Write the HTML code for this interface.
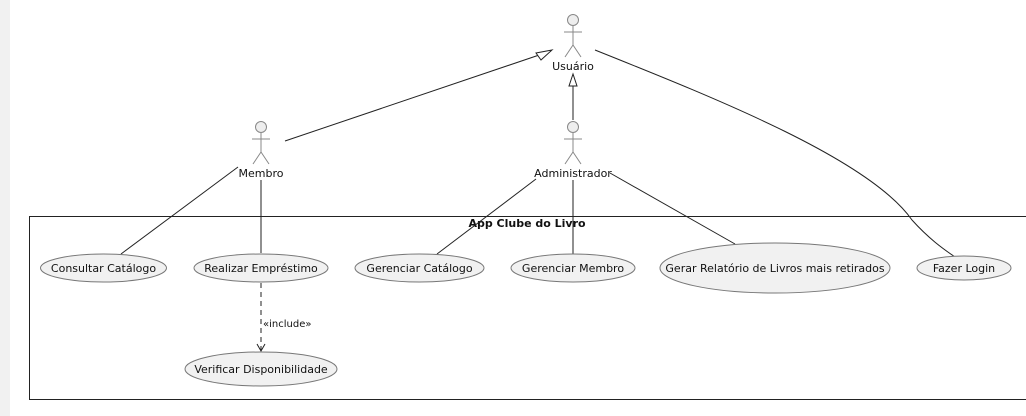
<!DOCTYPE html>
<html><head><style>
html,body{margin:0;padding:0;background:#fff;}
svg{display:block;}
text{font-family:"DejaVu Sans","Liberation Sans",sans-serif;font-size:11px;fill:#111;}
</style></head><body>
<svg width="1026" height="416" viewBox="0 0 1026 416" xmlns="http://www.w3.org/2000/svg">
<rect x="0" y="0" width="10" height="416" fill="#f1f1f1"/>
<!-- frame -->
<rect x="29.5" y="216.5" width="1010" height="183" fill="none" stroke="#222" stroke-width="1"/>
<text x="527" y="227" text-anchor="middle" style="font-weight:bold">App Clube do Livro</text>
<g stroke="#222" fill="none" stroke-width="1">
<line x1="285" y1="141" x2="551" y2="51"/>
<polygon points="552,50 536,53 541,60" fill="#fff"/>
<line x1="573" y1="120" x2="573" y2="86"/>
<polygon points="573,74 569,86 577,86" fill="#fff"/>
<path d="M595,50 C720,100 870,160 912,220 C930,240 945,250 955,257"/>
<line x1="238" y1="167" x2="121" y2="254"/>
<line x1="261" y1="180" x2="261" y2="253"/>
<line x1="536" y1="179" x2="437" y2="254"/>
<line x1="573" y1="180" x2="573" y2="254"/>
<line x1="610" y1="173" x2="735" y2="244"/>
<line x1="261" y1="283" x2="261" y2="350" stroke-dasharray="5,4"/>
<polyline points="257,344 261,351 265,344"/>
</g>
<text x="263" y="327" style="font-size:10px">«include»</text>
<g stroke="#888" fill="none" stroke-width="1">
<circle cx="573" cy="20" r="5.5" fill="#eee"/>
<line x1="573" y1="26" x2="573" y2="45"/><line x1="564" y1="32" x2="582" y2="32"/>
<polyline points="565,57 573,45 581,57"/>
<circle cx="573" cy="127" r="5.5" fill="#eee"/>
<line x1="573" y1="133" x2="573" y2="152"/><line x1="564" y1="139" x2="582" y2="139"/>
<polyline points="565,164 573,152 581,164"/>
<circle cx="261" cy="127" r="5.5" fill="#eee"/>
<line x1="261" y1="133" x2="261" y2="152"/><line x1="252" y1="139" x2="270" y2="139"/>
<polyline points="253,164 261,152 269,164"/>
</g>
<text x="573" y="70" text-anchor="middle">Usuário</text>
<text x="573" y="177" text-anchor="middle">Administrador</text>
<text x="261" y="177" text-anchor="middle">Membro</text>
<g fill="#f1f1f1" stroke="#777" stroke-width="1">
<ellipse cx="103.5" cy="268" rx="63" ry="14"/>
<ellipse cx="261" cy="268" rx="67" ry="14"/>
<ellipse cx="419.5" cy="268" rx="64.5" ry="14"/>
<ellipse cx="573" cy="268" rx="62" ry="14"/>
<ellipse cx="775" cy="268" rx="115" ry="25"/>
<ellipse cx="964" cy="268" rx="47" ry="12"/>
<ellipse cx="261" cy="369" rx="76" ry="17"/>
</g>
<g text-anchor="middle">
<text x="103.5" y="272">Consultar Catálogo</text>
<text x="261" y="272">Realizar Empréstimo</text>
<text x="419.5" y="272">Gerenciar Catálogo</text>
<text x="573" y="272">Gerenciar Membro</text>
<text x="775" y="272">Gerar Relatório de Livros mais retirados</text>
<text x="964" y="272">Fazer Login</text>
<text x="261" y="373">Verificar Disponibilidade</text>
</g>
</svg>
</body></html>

● WHAT YOU SHOULD DO:
Exclude every picture and copy the remaining data exactly.

● WRITTEN REPLY:
Write the HTML code for this interface.
<!DOCTYPE html>
<html><head><style>
html,body{margin:0;padding:0;background:#fff;}
svg{display:block;}
text{font-family:"DejaVu Sans","Liberation Sans",sans-serif;font-size:11px;fill:#111;}
</style></head><body>
<svg width="1026" height="416" viewBox="0 0 1026 416" xmlns="http://www.w3.org/2000/svg">
<rect x="0" y="0" width="10" height="416" fill="#f1f1f1"/>
<!-- frame -->
<rect x="29.5" y="216.5" width="1010" height="183" fill="none" stroke="#222" stroke-width="1"/>
<text x="527" y="227" text-anchor="middle" style="font-weight:bold">App Clube do Livro</text>
<g stroke="#222" fill="none" stroke-width="1">
<line x1="285" y1="141" x2="551" y2="51"/>
<polygon points="552,50 536,53 541,60" fill="#fff"/>
<line x1="573" y1="120" x2="573" y2="86"/>
<polygon points="573,74 569,86 577,86" fill="#fff"/>
<path d="M595,50 C720,100 870,160 912,220 C930,240 945,250 955,257"/>
<line x1="238" y1="167" x2="121" y2="254"/>
<line x1="261" y1="180" x2="261" y2="253"/>
<line x1="536" y1="179" x2="437" y2="254"/>
<line x1="573" y1="180" x2="573" y2="254"/>
<line x1="610" y1="173" x2="735" y2="244"/>
<line x1="261" y1="283" x2="261" y2="350" stroke-dasharray="5,4"/>
<polyline points="257,344 261,351 265,344"/>
</g>
<text x="263" y="327" style="font-size:10px">«include»</text>
<g stroke="#888" fill="none" stroke-width="1">
<circle cx="573" cy="20" r="5.5" fill="#eee"/>
<line x1="573" y1="26" x2="573" y2="45"/><line x1="564" y1="32" x2="582" y2="32"/>
<polyline points="565,57 573,45 581,57"/>
<circle cx="573" cy="127" r="5.5" fill="#eee"/>
<line x1="573" y1="133" x2="573" y2="152"/><line x1="564" y1="139" x2="582" y2="139"/>
<polyline points="565,164 573,152 581,164"/>
<circle cx="261" cy="127" r="5.5" fill="#eee"/>
<line x1="261" y1="133" x2="261" y2="152"/><line x1="252" y1="139" x2="270" y2="139"/>
<polyline points="253,164 261,152 269,164"/>
</g>
<text x="573" y="70" text-anchor="middle">Usuário</text>
<text x="573" y="177" text-anchor="middle">Administrador</text>
<text x="261" y="177" text-anchor="middle">Membro</text>
<g fill="#f1f1f1" stroke="#777" stroke-width="1">
<ellipse cx="103.5" cy="268" rx="63" ry="14"/>
<ellipse cx="261" cy="268" rx="67" ry="14"/>
<ellipse cx="419.5" cy="268" rx="64.5" ry="14"/>
<ellipse cx="573" cy="268" rx="62" ry="14"/>
<ellipse cx="775" cy="268" rx="115" ry="25"/>
<ellipse cx="964" cy="268" rx="47" ry="12"/>
<ellipse cx="261" cy="369" rx="76" ry="17"/>
</g>
<g text-anchor="middle">
<text x="103.5" y="272">Consultar Catálogo</text>
<text x="261" y="272">Realizar Empréstimo</text>
<text x="419.5" y="272">Gerenciar Catálogo</text>
<text x="573" y="272">Gerenciar Membro</text>
<text x="775" y="272">Gerar Relatório de Livros mais retirados</text>
<text x="964" y="272">Fazer Login</text>
<text x="261" y="373">Verificar Disponibilidade</text>
</g>
</svg>
</body></html>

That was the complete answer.